Other death penalty cases pending in Orange County are:

  • Pasqual Loera, a Navy deserter charged with the Valentine's Day fatal shootings of a woman and her live-in boyfriend in Westminster
  • Richard Raymond Ramirez, who was on death row for decades before a federal judge overturned his murder conviction in 2008. A jury deadlocked last year during the penalty phase and a retrial was ordered, but now Ramirez's attorneys are also raising questions of possible abuse of a jailhouse informant, delaying the proceedings until later this year. Ramirez was convicted again last year of raping and murdering a 22-year-old woman outside a Garden Grove bar in 1983
  • Andrew Urdiales, a former Marine convicted of killing three prostitutes in Illinois and charged with killing five women in Orange, San Diego and Riverside counties between 1986 and 1995
  • Wozniak, who is charged with the dismemberment murder of a neighbor in Costa Mesa and the killing of a friend of the neighbor.

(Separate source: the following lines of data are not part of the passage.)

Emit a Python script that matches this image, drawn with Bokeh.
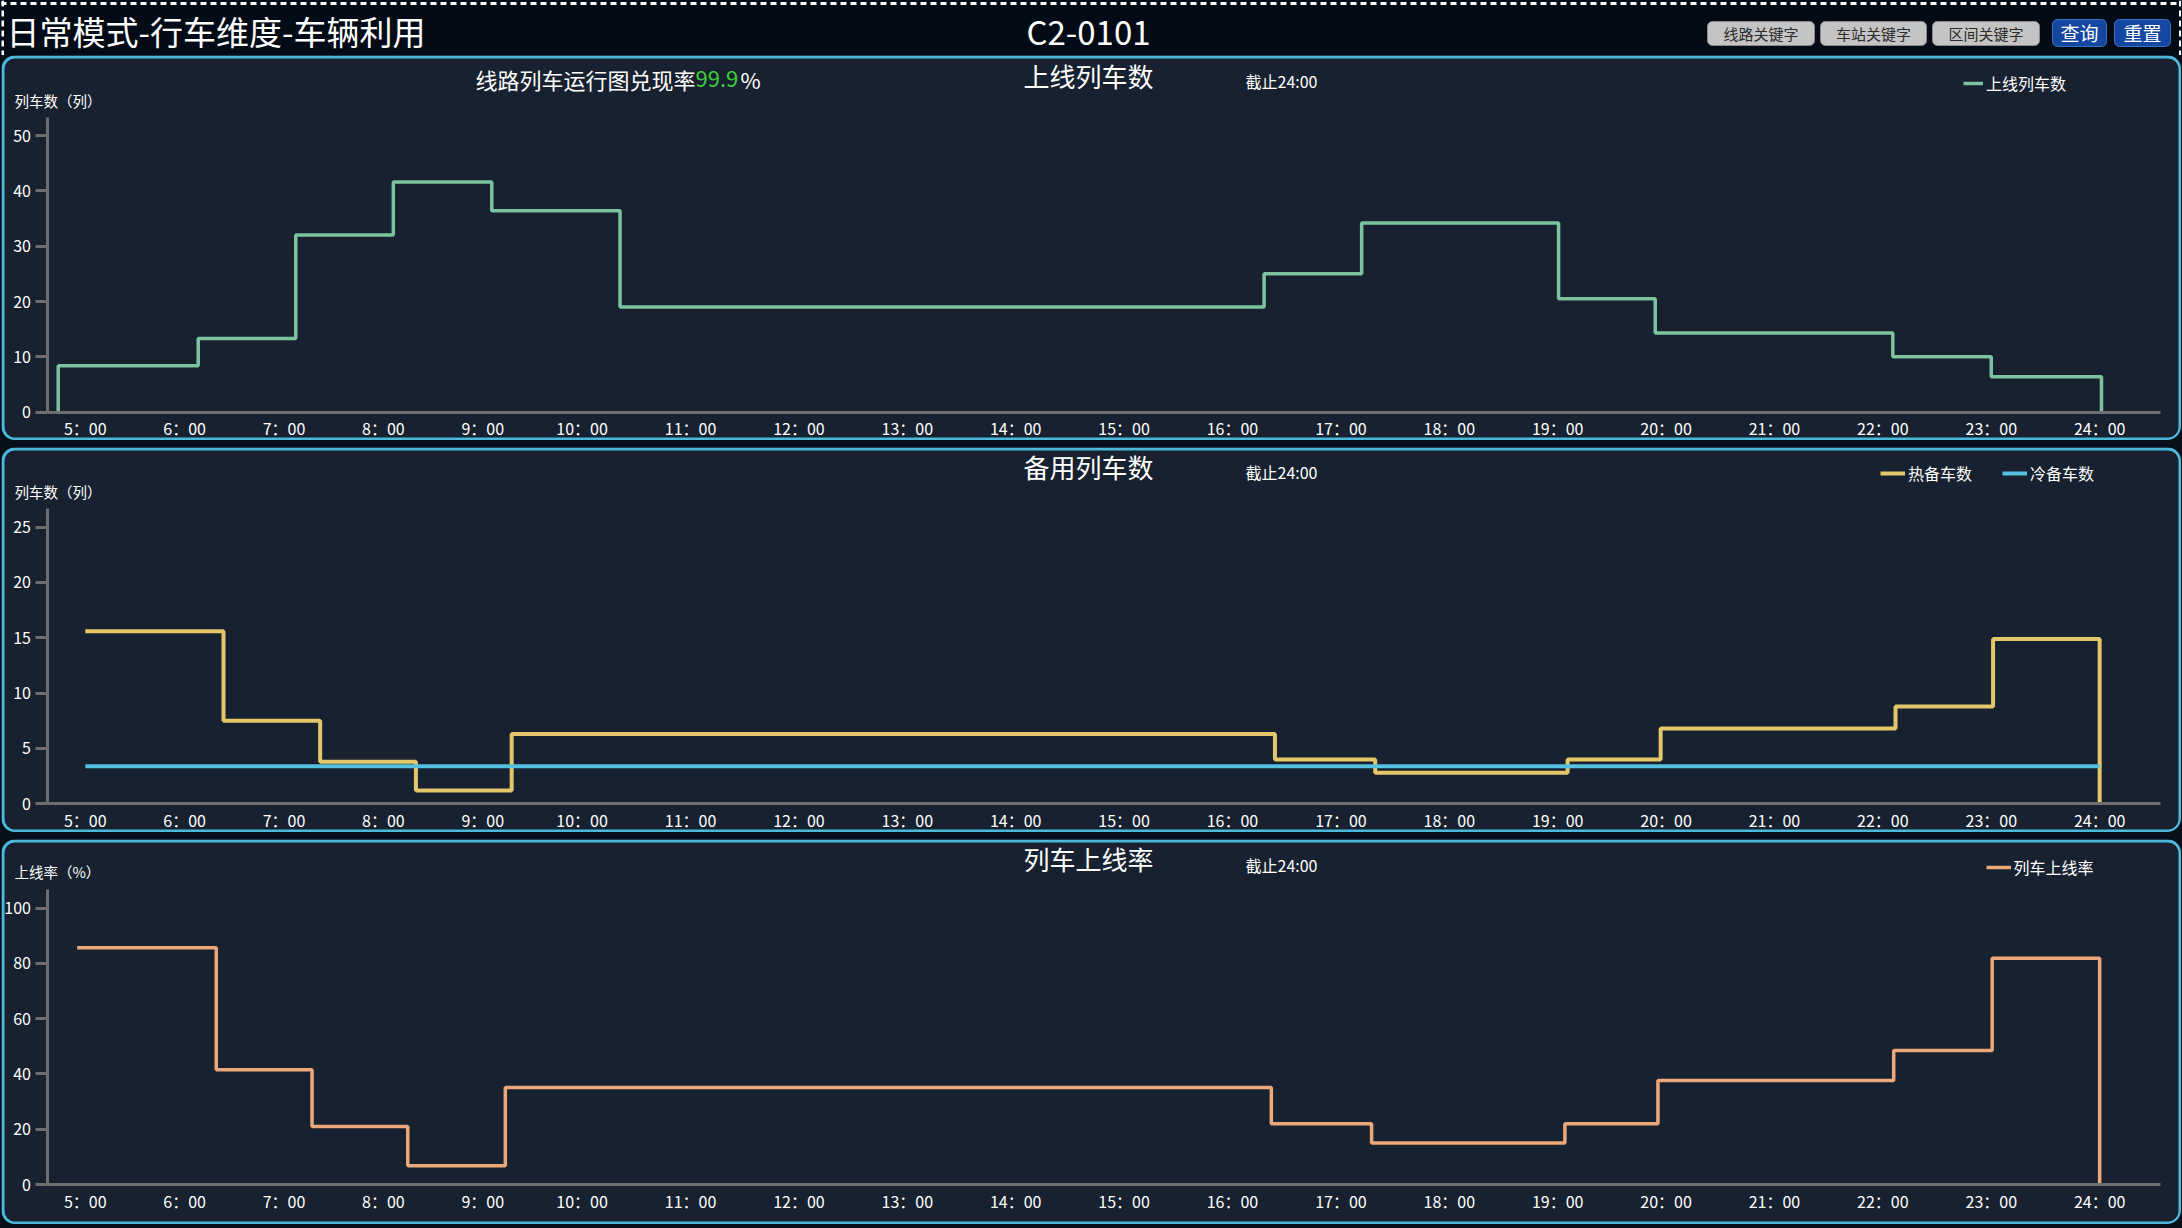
from bokeh.plotting import figure
from bokeh.layouts import column
from bokeh.models import (Range1d, FixedTicker, Legend, LegendItem, ColumnDataSource,
                          LinearAxis)
from bokeh.core.properties import value
from bokeh.embed import file_html
from bokeh.resources import INLINE

# ---------------- data ----------------
page_title = "日常模式-行车维度-车辆利用"
line_code = "C2-0101"
grey_buttons = ["线路关键字", "车站关键字", "区间关键字"]
blue_buttons = ["查询", "重置"]

fulfil_prefix = "线路列车运行图兑现率"
fulfil_rate = "99.9"
cutoff_text = "截止24:00"

hour_labels = ["5：00", "6：00", "7：00", "8：00", "9：00", "10：00", "11：00", "12：00",
               "13：00", "14：00", "15：00", "16：00", "17：00", "18：00", "19：00",
               "20：00", "21：00", "22：00", "23：00", "24：00"]
# category-axis slot of each hour label (axis is not uniform in time)
hour_slots = [0, 11, 22, 33, 44, 55, 67, 79, 91, 103, 115, 127, 139, 151, 163, 175, 187, 199, 211, 223]

# 上线列车数 (step changes: slot, value held after it)
online_x = [-3, -3, 12.5, 23.3, 34.1, 45.0, 59.2, 130.5, 141.3, 163.1, 173.8, 200.1, 211.0, 223.2]
online_y = [0, 8.4, 13.3, 32, 41.6, 36.4, 19, 25, 34.2, 20.5, 14.3, 10, 6.4, 0]

# 热备车数 / 冷备车数
hot_x = [0, 15.3, 26.0, 36.6, 47.2, 131.7, 142.8, 164.1, 174.4, 200.4, 211.2, 223.0]
hot_y = [15.6, 7.5, 3.8, 1.2, 6.3, 4.0, 2.8, 4.0, 6.8, 8.8, 14.9, 0]
cold_x = [0, 223.0]
cold_y = [3.4, 3.4]

# 列车上线率 (%)
rate_x = [-0.9, 14.5, 25.1, 35.7, 46.5, 131.3, 142.4, 163.8, 174.1, 200.2, 211.1, 223.0]
rate_y = [85.7, 41.5, 21, 6.8, 35.1, 22, 15, 22, 37.6, 48.5, 81.9, 0]

# ---------------- styles / geometry ----------------
FONT = "Noto Sans CJK SC"
HEADER_BG = "#020b16"
GAP_BG = "#07101a"
PANEL_BG = "#17212f"
BORDER = "#4bb9dc"
AXIS = "#6e6e6e"
GREEN = "#7cc4a0"
YELLOW = "#e5c76b"
BLUE = "#55c0e0"
ORANGE = "#eca77a"
RATE_GREEN = "#3bd03b"

PAGE_W = 2182
PANEL_W = 2180
PANEL_H = 385
SLOT0_PX = 84.8        # page x of slot 0
SLOT_PX = 9.033        # pixels per slot
X_AXIS_START = -4.24   # slot where the y axis sits
X_AXIS_END = 229.7


def sx(px):
    """page x pixel -> slot units"""
    return (px - SLOT0_PX) / SLOT_PX


# ---------------- header ----------------
h = figure(width=PANEL_W, height=55, x_range=Range1d(1, PAGE_W - 1), y_range=Range1d(55, 0),
           output_backend="svg", toolbar_location=None, tools="", min_border=0,
           x_axis_type=None, y_axis_type=None, background_fill_color=HEADER_BG,
           border_fill_color=HEADER_BG, outline_line_color=None, margin=(0, 1, 0, 1))

h.segment(x0=[0, 2, 2180], y0=[3, 0, 0], x1=[2182, 2, 2180], y1=[3, 55, 55],
          line_color="white", line_width=3, line_dash="6 4")

h.text(x=[6], y=[30], text=[page_title], text_font=value(FONT), text_font_size="33px",
       text_color="white", text_align="left", text_baseline="middle")
h.text(x=[1088], y=[30], text=[line_code], text_font=value(FONT), text_font_size="33px",
       text_color="white", text_align="center", text_baseline="middle")

g_left = [1707, 1820, 1932]
g_right = [1814, 1926, 2039]
b_left = [2052, 2114]
b_right = [2106, 2170]
try:
    h.quad(left=g_left, right=g_right, top=[21] * 3, bottom=[45] * 3, fill_color="#c4c4c4",
           line_color="#8a8a8a", line_width=1, border_radius=5)
    h.quad(left=b_left, right=b_right, top=[19] * 2, bottom=[46] * 2, fill_color="#1447a0",
           line_color="#3a70c8", line_width=1, border_radius=5)
except Exception:
    h.quad(left=g_left, right=g_right, top=[21] * 3, bottom=[45] * 3, fill_color="#c4c4c4",
           line_color="#8a8a8a", line_width=1)
    h.quad(left=b_left, right=b_right, top=[19] * 2, bottom=[46] * 2, fill_color="#1447a0",
           line_color="#3a70c8", line_width=1)

h.text(x=[(l + r) / 2 for l, r in zip(g_left, g_right)], y=[33] * 3, text=grey_buttons,
       text_font=value(FONT), text_font_size="15px", text_color="#2b2b2b",
       text_align="center", text_baseline="middle")
h.text(x=[(l + r) / 2 for l, r in zip(b_left, b_right)], y=[32] * 2, text=blue_buttons,
       text_font=value(FONT), text_font_size="19px", text_color="white",
       text_align="center", text_baseline="middle")


# ---------------- panels ----------------
def make_panel(top_px, zero_px, ppu, y_top, y_ticks, margin):
    """top_px: page y of panel top; zero_px: page y of value 0; ppu: pixels per unit"""
    bottom_px = top_px + PANEL_H
    yr = Range1d((zero_px - bottom_px) / ppu, (zero_px - top_px) / ppu)
    p = figure(width=PANEL_W, height=PANEL_H,
               x_range=Range1d(sx(1), sx(PAGE_W - 1)), y_range=yr,
               x_axis_type=None, y_axis_type=None,
               output_backend="svg", toolbar_location=None, tools="", min_border=0,
               background_fill_color=PANEL_BG, border_fill_color=PANEL_BG,
               outline_line_color=None, margin=margin,
               styles={"border-radius": "14px", "overflow": "hidden"})

    def sy(py):
        return (zero_px - py) / ppu

    xaxis = LinearAxis(fixed_location=0, bounds=(X_AXIS_START, X_AXIS_END),
                       ticker=FixedTicker(ticks=hour_slots),
                       major_label_overrides={s: l for s, l in zip(hour_slots, hour_labels)})
    yaxis = LinearAxis(fixed_location=X_AXIS_START, bounds=(0, y_top),
                       ticker=FixedTicker(ticks=y_ticks))
    for ax in (xaxis, yaxis):
        ax.axis_line_color = AXIS
        ax.axis_line_width = 3
        ax.major_tick_line_color = AXIS
        ax.major_tick_line_width = 3
        ax.major_tick_in = 0
        ax.minor_tick_in = 0
        ax.minor_tick_out = 0
        ax.major_label_text_color = "white"
        ax.major_label_text_font = FONT
        ax.major_label_text_font_size = "16px"
    xaxis.major_tick_out = 0
    xaxis.major_label_standoff = 4
    yaxis.major_tick_out = 12
    yaxis.major_label_standoff = 4
    p.add_layout(xaxis, "below")
    p.add_layout(yaxis, "left")

    # rounded panel border
    bl, br = sx(2.5), sx(PANEL_W - 0.5)
    bt, bb = sy(top_px + 1.5), sy(bottom_px - 1.5)
    try:
        p.quad(left=[bl], right=[br], top=[bt], bottom=[bb], fill_alpha=0,
               line_color=BORDER, line_width=3, border_radius=12)
    except Exception:
        p.quad(left=[bl], right=[br], top=[bt], bottom=[bb], fill_alpha=0,
               line_color=BORDER, line_width=3)
    return p, sy, bottom_px


def put_text(p, sy, px, py, text, size, color="white", align="left"):
    p.text(x=[sx(px)], y=[sy(py)], text=[text], text_font=value(FONT), text_font_size=size,
           text_color=color, text_align=align, text_baseline="middle")


def add_legend(p, items, glyph_left_px, center_py, bottom_px, glyph_w):
    leg = Legend(items=items, location=(glyph_left_px - 1, bottom_px - center_py - 10),
                 orientation="horizontal",
                 background_fill_alpha=0, border_line_alpha=0, padding=0, margin=0,
                 spacing=30, glyph_width=glyph_w, glyph_height=20, label_height=20,
                 label_standoff=3, label_text_color="white", label_text_font=FONT,
                 label_text_font_size="16px")
    p.add_layout(leg)


# panel 1: 上线列车数
p1, sy1, b1 = make_panel(55, 411.7, 5.534, 53.3, [0, 10, 20, 30, 40, 50], (0, 1, 0, 1))
r1 = p1.step(x="x", y="y", source=ColumnDataSource(dict(x=online_x, y=online_y)),
             mode="after", line_color=GREEN, line_width=3.5)
put_text(p1, sy1, 1088, 75, "上线列车数", "26px", align="center")
put_text(p1, sy1, 1245, 80, cutoff_text, "16px")
put_text(p1, sy1, 695, 78, fulfil_prefix, "22px", align="right")
put_text(p1, sy1, 695, 78, fulfil_rate, "22px", color=RATE_GREEN)
put_text(p1, sy1, 740, 78, "%", "22px")
put_text(p1, sy1, 14, 100, "列车数（列）", "14.5px")
add_legend(p1, [LegendItem(label="上线列车数", renderers=[r1])], 1963, 85, b1, 20)

# panel 2: 备用列车数
p2, sy2, b2 = make_panel(447, 803.3, 11.066, 26.65, [0, 5, 10, 15, 20, 25], (7, 1, 0, 1))
r_hot = p2.step(x="x", y="y", source=ColumnDataSource(dict(x=hot_x, y=hot_y)),
                mode="after", line_color=YELLOW, line_width=4)
r_cold = p2.step(x="x", y="y", source=ColumnDataSource(dict(x=cold_x, y=cold_y)),
                 mode="after", line_color=BLUE, line_width=4)
put_text(p2, sy2, 1088, 466, "备用列车数", "26px", align="center")
put_text(p2, sy2, 1245, 471, cutoff_text, "16px")
put_text(p2, sy2, 14, 491, "列车数（列）", "14.5px")
add_legend(p2, [LegendItem(label="热备车数", renderers=[r_hot]),
                LegendItem(label="冷备车数", renderers=[r_cold])], 1880, 475, b2, 25)

# panel 3: 列车上线率
p3, sy3, b3 = make_panel(839, 1184, 2.763, 106.7, [0, 20, 40, 60, 80, 100], (7, 1, 4, 1))
r3 = p3.step(x="x", y="y", source=ColumnDataSource(dict(x=rate_x, y=rate_y)),
             mode="after", line_color=ORANGE, line_width=3.5)
put_text(p3, sy3, 1088, 858, "列车上线率", "26px", align="center")
put_text(p3, sy3, 1245, 864, cutoff_text, "16px")
put_text(p3, sy3, 14, 871, "上线率（%）", "14.5px")
add_legend(p3, [LegendItem(label="列车上线率", renderers=[r3])], 1985.5, 869, b3, 25)

layout = column(h, p1, p2, p3, spacing=0, styles={"background-color": GAP_BG})

open("out.html", "w").write(file_html(layout, INLINE))
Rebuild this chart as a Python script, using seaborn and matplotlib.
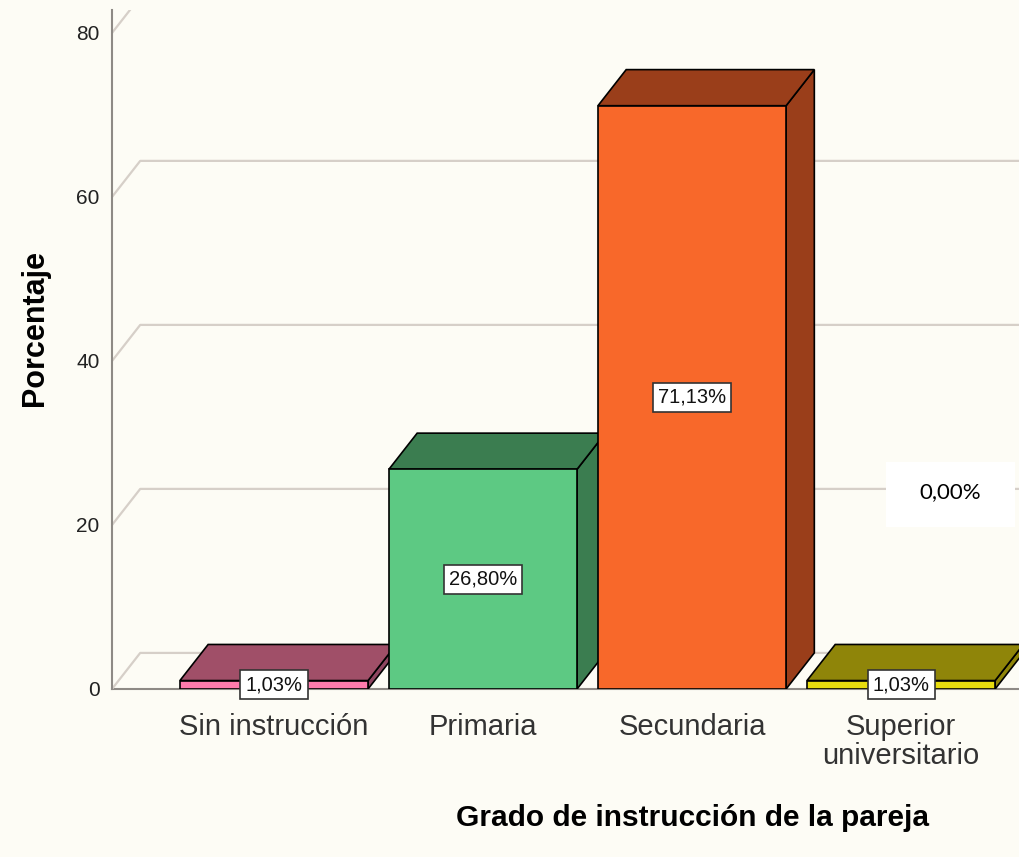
"""3D-style bar chart: Grado de instrucción de la pareja"""
import matplotlib
matplotlib.use('Agg')
import matplotlib.pyplot as plt
from matplotlib.patches import Polygon, Rectangle
import seaborn as sns

categories = ['Sin instrucción', 'Primaria', 'Secundaria', 'Superior\nuniversitario']
percentages = [1.03, 26.80, 71.13, 1.03]
y_ticks = [0, 20, 40, 60, 80]

front_colors = ['#FF7BAC', '#5DC983', '#F8682A', '#E8DC0E']
top_colors = ['#A04F68', '#3B7D50', '#9A3E1A', '#8F8509']
side_colors = ['#8E4560', '#3B7D50', '#9A3E1A', '#8F8509']

BG = '#FDFCF5'
DEPTH_X = 0.135
DEPTH_Y = 4.4

sns.set_theme(style='white')
plt.rcParams['font.family'] = ['Liberation Sans', 'DejaVu Sans']

fig = plt.figure(figsize=(10.2, 8.57), dpi=100, facecolor=BG)
ax = fig.add_axes([112 / 1020, 168 / 857, 908 / 1020, 679 / 857])
ax.set_facecolor(BG)

sns.barplot(x=categories, y=percentages, hue=categories, palette=front_colors,
            saturation=1, width=0.9, edgecolor='black', linewidth=1.2,
            legend=False, ax=ax)

ax.set_xlim(-0.775, 3.569)
ax.set_ylim(0, 82.8)

# back wall grid lines (3D look)
x_left, x_right = ax.get_xlim()
for v in y_ticks:
    ax.plot([x_left, x_left + DEPTH_X, x_right], [v, v + DEPTH_Y, v + DEPTH_Y],
            color='#D6CFC8', lw=1.6, zorder=1, solid_capstyle='butt')

# top and side faces of each bar
for i, bar in enumerate(ax.patches):
    x0 = bar.get_x()
    x1 = x0 + bar.get_width()
    h = bar.get_height()
    top = Polygon([(x0, h), (x0 + DEPTH_X, h + DEPTH_Y), (x1 + DEPTH_X, h + DEPTH_Y), (x1, h)],
                  closed=True, fc=top_colors[i], ec='black', lw=1.2, zorder=2 + i)
    side = Polygon([(x1, 0), (x1 + DEPTH_X, DEPTH_Y), (x1 + DEPTH_X, h + DEPTH_Y), (x1, h)],
                   closed=True, fc=side_colors[i], ec='black', lw=1.2, zorder=2 + i)
    ax.add_patch(side)
    ax.add_patch(top)
    bar.set_zorder(2.5 + i)
    lbl = '{:.2f}%'.format(percentages[i]).replace('.', ',')
    ax.text(x0 + bar.get_width() / 2, h / 2, lbl, ha='center', va='center',
            fontsize=14.5, color='#111111', zorder=20, clip_on=False,
            bbox=dict(boxstyle='square,pad=0.25', fc='white', ec='#333333', lw=1.2))

ax.set_yticks(y_ticks)
ax.set_yticklabels([str(v) for v in y_ticks], fontsize=15, color='#222222')
ax.tick_params(axis='y', length=0, pad=9)
ax.tick_params(axis='x', length=0, pad=17, labelsize=21, labelcolor='#333333')
for t in ax.get_xticklabels():
    t.set_linespacing(1.05)
ax.set_xlabel('')
ax.set_ylabel('')

for s in ['top', 'right']:
    ax.spines[s].set_visible(False)
for s in ['left', 'bottom']:
    ax.spines[s].set_color('#8E8A85')
    ax.spines[s].set_linewidth(1.5)
ax.spines['bottom'].set_zorder(0)

fig.text(35 / 1020, 1 - 328 / 857, 'Porcentaje', rotation=90, ha='center', va='center',
         fontsize=22, fontweight='bold', color='black')
fig.text(693 / 1020, 1 - 818 / 857, 'Grado de instrucción de la pareja', ha='center',
         va='center', fontsize=21.5, fontweight='bold', color='black')

# pasted-on white note box
fig.add_artist(Rectangle((886 / 1020, 1 - 527 / 857), 129 / 1020, 65 / 857,
                         transform=fig.transFigure, fc='white', ec='none', zorder=30))
fig.text(950 / 1020, 1 - 492 / 857, '0,00%', ha='center', va='center', fontsize=16,
         family=['Lato', 'DejaVu Sans'], color='black', zorder=31)

fig.savefig('out.png', dpi=100, facecolor=BG)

Death penalty cases recently resolved in Orange County include:

  • Waymon Livingston, who raped four women, murdering one of them, was sentenced to death in April of last year
  • Hilbert Thomas, who killed a Stanton salesman and his secretary, was sentenced last month to Death Row
  • Jason Balcom, who raped and murdered a pregnant newlywed in her Costa Mesa apartment in 1988, was sentenced to death row in February
  • Iftekhar Murtaza, for whom jurors in December recommended the death sentence for killing the father and sister of his former girlfriend in Anaheim Hills. Prosecutors said he blamed them for breaking up his relationship over religious differences. He is awaiting sentencing.